Curse of Dimensionality¶
Bellman’s curse of dimensionality: as dimensionality d grows, data needed to generalize grows exponentially (~10^d points to maintain fixed neighborhood coverage).
1-D line: 10 points cover 1/10 each.
2-D square: need ~100 points (10×10 grid) for same local density.
d dimensions: ~10^d points.
Implications for k-NN:
“Nearest” neighbors become far in high dimensions → weak locality.
Irrelevant features dilute signal (all features weighted equally by default).
Adding features without more data hurts generalization.

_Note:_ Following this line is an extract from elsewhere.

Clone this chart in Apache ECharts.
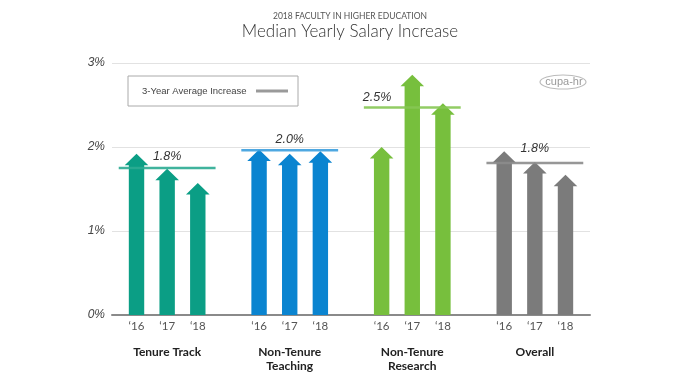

Mitigations: feature selection, weighted metrics, dimensionality reduction (covered later in course).
Locally Weighted Regression¶
Replace simple mean with local model fit on neighbors:
Weight neighbors by similarity (e.g., 1/distance).
Fit linear regression (or any learner) on weighted neighborhood → locally weighted linear regression (LWLR).
k = n with weighting: prediction varies by query; can approximate curves from linear local pieces.
Can substitute decision trees, neural nets, etc. for the local model.
Effect: simple global hypothesis class + local fitting → effectively richer hypothesis space.